Plus de 10 ans de carrière n’ont pas entravé la passion et la détermination des aiguilleurs post-rock d’Acetate Zero. Un quatrième album à la beauté cloisonnée, mais non dénué de fulgurance.


Toutes frontières confondues, rares sont les formations qui parviennent à perdurer tout en mariant dans un même écrin une éthique intacte. Ce quatrième album des discrets post-rockers parisiens coïncide avec 10 ans d’une carrière alternative, menée à l’ombre du brouhaha médiatique. Et c’est probablement ce qui les a sauvés quand tant d’autres se sont perdus. On les admire pour leurs disques conçus selon les règles de l’art – comme autrefois chez les intégristes de Sarah Records et encore plus loin Takoma… -, celles perpétuées aujourd’hui outre-Atlantique par quelques esthètes d’avant-folk (notamment Holy Mountain…). Une production seulement dictée par son propre rythme, une distribution « familiale » sous la précieuse tutelle d’Arbouse Recordings, quelques vinyles pressés au compte-goutte (doux euphémisme), et des concerts qui se transforment en évènements tant les apparitions du groupe se font rares…
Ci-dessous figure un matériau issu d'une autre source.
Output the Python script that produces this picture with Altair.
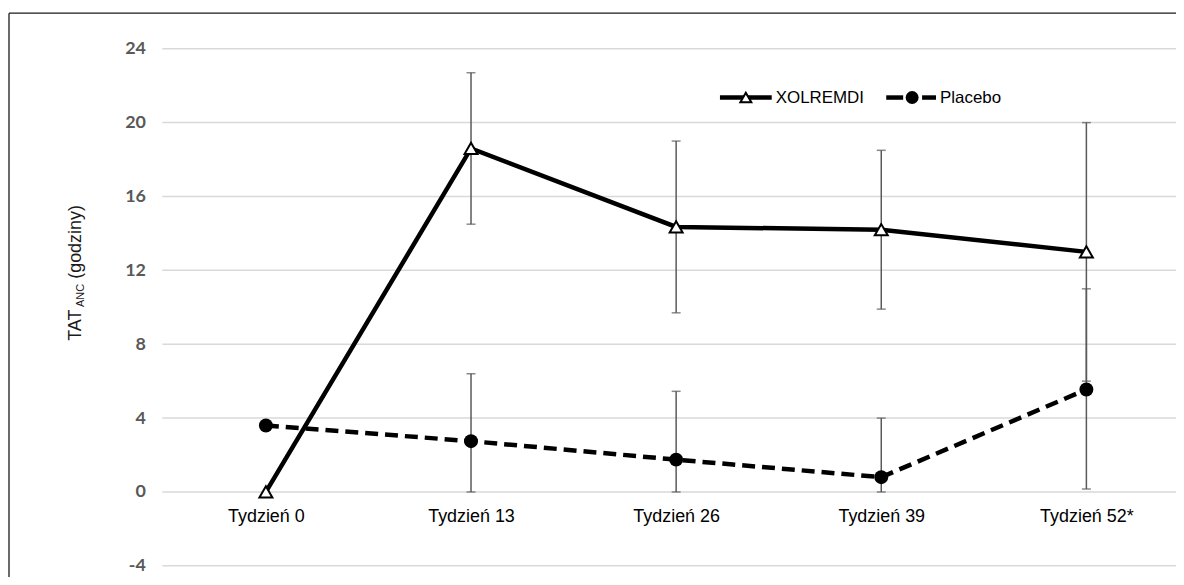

Acetate Zero n’a que faire des traditionnels bilans de santé « anniversaires ». Civilize The Satanists, leur quatrième opus, prend le pouls d’une formation qui continue d’avancer instinctivement, avec une grâce confondante. Même si leur fidèle instinct semble plus que d’habitude (inconsciemment ?) les avoir amené à scénariser ce quatrième long-format où se distinguent un début, un milieu et une fin. A la seule exception du premier morceau, « Definition of Fall » (une composition des débuts) et d’un finale en apothéose, “One to Count Cadence”, ces douze titres constituent certainement les plus homogènes assemblés sur disque. Il faudra d’ailleurs y revenir à plusieurs reprises avant de s’imprégner pleinement du récit et saisir ce qui s’y trame. Lorsque Crestfallen (2005) collectionnait différentes idées gravitationnelles, Civilize The Satanists creuse l’harmonie tellurique : les compositions s’imbriquent, se relient entre elles dans un climat de pénombre, perturbé par des grincements de manche électrique. En milieu de parcours, la gravitation devient même extrêmement forte (“Endless Equation”), une pesanteur guère loin des premiers albums de Hood, référence fidèle du groupe avec Bedhead. La force exercée par la terre écrase alors les instruments de tout son poids, c’est l’effet « Ground Zero ». Les guitares rampent à même le sol, encerclées par un néant oppressant (“We create something we want to destroy”).

Les modèles fétiches du groupe ne sont pas révisés. Si l’esthétique se veut toujours aux croisements du post-rock, avant-folk, shoegazing et slowcore, c’est plutôt le comportement mental qui apparaît nettement plus refermé sur lui-même. Certaines pièces brèves (1 minute 30) traduisent un profond état neurasthénique (“Wooden Ride”), mais dont le sextet tire une certaine grandeur, parfaitement dépeint sur “Endless Equation”, avec ses trompettes en reddition ou “Icepac Decline” et ces notes stridentes tirées à bout de manche, si caractéristiques du son « Acetate ». Vers cette graduation, Acetate Zero nous mène jusqu’à l’éclosion, vers la lumière (le purificateur “Freak wave”). Les accords poignants de “Desert Fields on Fire” et le chant sort de son mutisme avec “Vanity Mirror” jolies comme une pop song cassée de The Clean, avant l’explosion des drones. En dernière ligne, on contemple le superbe décollage final “One to Count Cadence” et ses combustions shoegazing qui s’élèvent à nouveau vers le ciel et retrouvent de leur majesté épique. Toujours le même spleen en somme, mais sous différentes variations. Non, vraiment, Acetate Zero ne peut pas se perdre, ou s’il se perd, c’est pour mieux se retrouver. Diabolique.